The camels plaguing the Australian Outback (The Outback is the vast, remote, arid area of Australia) could be turned into both carbon credits and dog meat, a government official said Thursday. Under a scheme that looks set to pass through the Canberra parliament next week, bounty hunters could earn a carbon credit of 70 Australian dollars (75 U.S. dollars) for each animal shot.

The ancestors of today’s camels were brought from India as beasts of burden and let loose in the 1900s when motorised vehicles took over their work.
Australia has the world’s largest herd of wild camels and each one belches out the methane equivalent of around 1 ton of carbon dioxide each year.
There are around 1.2 million and their number is doubling every seven years. The increasing numbers of camels and their impact on native vegetation is of concern, and feral camels have become minor agricultural pests.
They compete for food and water not just with farmed animals like cattle and sheep but even with people.
Two years ago a thirst-maddened mob of 6,000 camels besieged Docker River near Alice Springs in the Northern Territory, ripping out water pipes and wrenching air-conditioners from walls in their desperation for a drink. Canberra put up the money for them to be shot from helicopters.
Northern Territory government wildlife officer Glenn Edwards warned last year that camels could turn the Outback into a wasteland because each one chomped through 3.5 kilograms of precious vegetation every day.
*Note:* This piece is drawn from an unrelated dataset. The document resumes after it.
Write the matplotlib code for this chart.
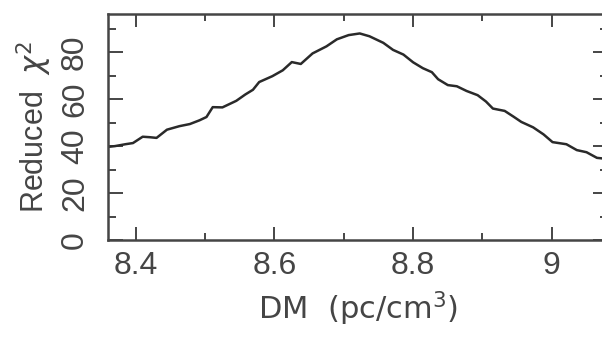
import matplotlib.pyplot as plt
from matplotlib.ticker import MultipleLocator

# Reduced chi-square versus trial dispersion measure
dm = [8.358, 8.370, 8.385, 8.396, 8.410, 8.420, 8.430, 8.445, 8.463, 8.478,
      8.492, 8.502, 8.511, 8.525, 8.545, 8.558, 8.569, 8.578, 8.597, 8.612,
      8.625, 8.638, 8.655, 8.675, 8.690, 8.707, 8.723, 8.737, 8.757, 8.771,
      8.786, 8.800, 8.814, 8.827, 8.836, 8.850, 8.863, 8.877, 8.893, 8.905,
      8.915, 8.932, 8.945, 8.956, 8.973, 8.988, 9.001, 9.021, 9.036, 9.050,
      9.065, 9.081]
chi2 = [39.6, 40.0, 40.8, 41.3, 44.0, 43.8, 43.5, 47.0, 48.5, 49.4,
        51.0, 52.4, 56.6, 56.5, 59.3, 62.0, 64.0, 67.3, 69.8, 72.3,
        75.8, 75.0, 79.5, 82.5, 85.5, 87.3, 88.0, 86.8, 84.0, 81.0,
        79.0, 75.7, 73.2, 71.5, 68.5, 66.0, 65.5, 63.5, 61.7, 59.0,
        56.0, 55.0, 52.5, 50.3, 48.0, 45.0, 41.7, 40.8, 38.3, 37.4,
        35.0, 34.5]

xticks = [8.4, 8.6, 8.8, 9.0]
xticklabels = ['8.4', '8.6', '8.8', '9']
yticks = [0, 20, 40, 60, 80]
yticklabels = ['0', '20', '40', '60', '80']

ink = '#454545'
plt.rcParams['mathtext.fontset'] = 'dejavusans'

fig = plt.figure(figsize=(6.02, 3.41), dpi=100)
ax = fig.add_axes([0.1794, 0.2962, 0.8306, 0.6642])

ax.plot(dm, chi2, color='#2a2a2a', lw=1.8, solid_joinstyle='round')
ax.set_xlim(8.36, 9.081)
ax.set_ylim(0, 96.5)

ax.set_xticks(xticks)
ax.set_xticklabels(xticklabels, fontfamily='Liberation Sans', fontsize=23, color=ink)
ax.set_yticks(yticks)
ax.set_yticklabels(yticklabels, fontfamily='Liberation Sans', fontsize=23, color=ink,
                   rotation=90, va='center')
ax.xaxis.set_minor_locator(MultipleLocator(0.1))
ax.yaxis.set_minor_locator(MultipleLocator(10))

ax.tick_params(axis='both', which='both', direction='in', top=True, right=True,
               color=ink, width=1.4)
ax.tick_params(axis='x', which='major', length=9.5, pad=8)
ax.tick_params(axis='x', which='minor', length=5)
ax.tick_params(axis='y', which='major', length=11, pad=13)
ax.tick_params(axis='y', which='minor', length=5.5)
for sp in ax.spines.values():
    sp.set_color(ink)
    sp.set_linewidth(1.8)

ax.set_xlabel('DM  (pc/cm$^3$)', fontfamily='DejaVu Sans', fontsize=22, color=ink,
              labelpad=6)
ax.set_ylabel('Reduced  $\\chi^2$', fontfamily='Liberation Sans', fontsize=22,
              color=ink, labelpad=4)

fig.savefig('out.png', dpi=100)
“It’s a camel paradise,” he said. “They’re not like the Sahara Desert for example but if we let things go unchecked with camels, well, who knows, we might be looking at true deserts at some stage down the track.” The carbon credits scheme was proposed by carbon trading entrepreneur Tim Moore of an Adelaide company, Northwest Carbon.
Australians have a love-hate relationship with camels, classifying them as pests to be eradicated but squeamish about killing them and eating them.